Magazine Europe
Après une petite semaine de pause, destinée à vous éviter de lire sur ce blog la même chose que partout ailleurs, voici quelques commentaires personnels sur ces élections, que l'on a du mal à considérer autrement que comme un échec impressionnant.
A quoi servent en définitive les élections, sinon à donner à la collectivité des citoyens la possibilité de choisir un programme, ou du moins une direction générale pour la gestion des affaires publiques? L'objet des débats au donc du être, non pas l'Europe, mais les questions qu'on lui donne à s'occuper: commerce, agriculture, écologie, services publics, normes sociales, fiscalité, gestion de la finance... Chacun aura noté qu'il fut assez peu question de ces sujets.
Partout en Europe, les campagnes ont été totalement nationales, et avec un contenu programmatique restreint. La gauche a joué de son opposition à un repoussoir (Sarkozy, Berlusconi, la droite libérale) ou a tenté de défendre un bilan attaqué. La droite a joué de même les questions personnelles, et a exploité les thématiques locales qui lui étaient profitable. Le point frappant est l'absence des questions européennes, alors même que celles-ci avaient sous-tendu la mise en place des débats.
A gauche, le PSE s'était doté d'un programme commun assez détaillé, et disposait d'un candidat à la tête de la commission faisant la quasi-unanimité.
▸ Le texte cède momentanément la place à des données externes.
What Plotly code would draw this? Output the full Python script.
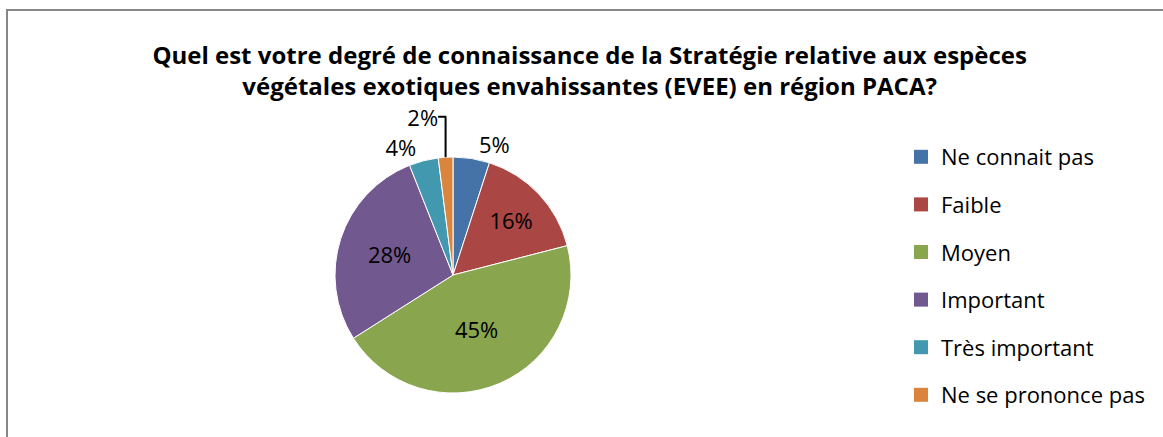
import plotly.graph_objects as go

categories = ["Ne connait pas", "Faible", "Moyen", "Important", "Très important", "Ne se prononce pas"]
values = [5, 16, 45, 28, 4, 2]
colors = ["#4572A7", "#AA4643", "#89A54E", "#71588F", "#4198AF", "#DB843D"]
label_positions = ["outside", "inside", "inside", "inside", "outside", "outside"]
title_text = ("Quel est votre degré de connaissance de la Stratégie relative aux espèces<br>"
              "végétales exotiques envahissantes (EVEE) en région PACA?")

W, H = 1163, 437
FONT = "Open Sans"

cx, cy, r = 453, 275, 118

fig = go.Figure()
fig.add_trace(go.Pie(
    labels=categories, values=values, sort=False, direction="clockwise", rotation=0,
    marker=dict(colors=colors, line=dict(color="white", width=1)),
    texttemplate="%{percent:.0%}", textposition=label_positions,
    insidetextorientation="horizontal",
    textfont=dict(family=FONT, size=22, color="black"),
    outsidetextfont=dict(family=FONT, size=22, color="black"),
    insidetextfont=dict(family=FONT, size=22, color="black"),
    showlegend=False,
    domain=dict(x=[(cx - r) / W, (cx + r) / W], y=[(H - cy - r) / H, (H - cy + r) / H]),
))
for cat, col in zip(categories, colors):
    fig.add_trace(go.Scatter(
        x=[None], y=[None], mode="markers", name=cat, legendgroup=cat,
        marker=dict(symbol="square", size=14, color=col), showlegend=True,
    ))

fig.update_layout(
    width=W, height=H,
    margin=dict(l=0, r=0, t=0, b=0),
    paper_bgcolor="white", plot_bgcolor="white",
    xaxis=dict(visible=False), yaxis=dict(visible=False),
    title=dict(text=title_text, x=0.507, xanchor="center", y=1 - 64 / H, yanchor="top",
               yref="container", font=dict(family=FONT, size=24, color="black", weight="bold")),
    legend=dict(x=901 / W, xanchor="left", y=1 - 136 / H, yanchor="top",
                font=dict(family=FONT, size=22, color="black"),
                tracegroupgap=16, itemwidth=30, bgcolor="rgba(0,0,0,0)"),
    shapes=[dict(type="rect", xref="paper", yref="paper",
                 x0=7 / W, x1=1.05, y0=-0.05, y1=1 - 10 / H,
                 line=dict(color="#878787", width=2), fillcolor="rgba(0,0,0,0)", layer="below")],
)

fig.write_html("out.html", config={"displayModeBar": False},
               post_script="document.body.style.margin='0';")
Les écologistes et le centre cherchaient à s'émanciper sur une base transnationale. La droite pouvait arguer d'un consensus relatif sur la poursuite de l'harmonisation concurrentielle, et la reconduction de Barroso. Au bout du compte, finalement, chacun a fait son possible (à l'exception des écologistes) pour évacuer tout débat structuré. Il n'est pas jusqu'à De Villiers qui a mis sous la carpette la dimension européenne de son parti, de crainte peut être de se voir accusé d'être financé par l'Etranger apatride.
Le résultat est net: la droite l'emporte. La possibilité d'une coalition ALDE (centristes) PSE (socialistes), Europe-Ecologie et GUE (communistes) autour de la candidature Rasmussen devient tellement faible que vos serviteurs n'ont pas seulement cru devoir y appeler. Il y aurait fallu l'union sacrée, y compris chez les centristes tendance libéraux, et un rejet de Barroso par les souverainistes. Au final, une part des socialistes (britanniques, espagnols, portugais) fera sans doute privilégier l'intérêt national sur les distances politiques.
Ainsi, les citoyens européens ont fait le choix d'une Commission Barroso, inactive face à la crise, persévérante dans la libéralisation, rétive à l'accroissement politique du poids du Parlement, de préférence à une Commission Rasmussen mettant en place un plan de relance européen, créant un embryon d'Europe sociale et s'appuyant sur une majorité au Parlement face aux gouvernements nationaux.
Posons une question simple: les électeurs savent-ils qu'ils ont fait ce choix?
Et si la réponse est non (comme elle l'est à l'évidence), peut-on réellement parler de mécanisme démocratique? Les citoyens ont-ils un rôle en Europe, ou l'absence d'élections serait sans conséquences pratiques?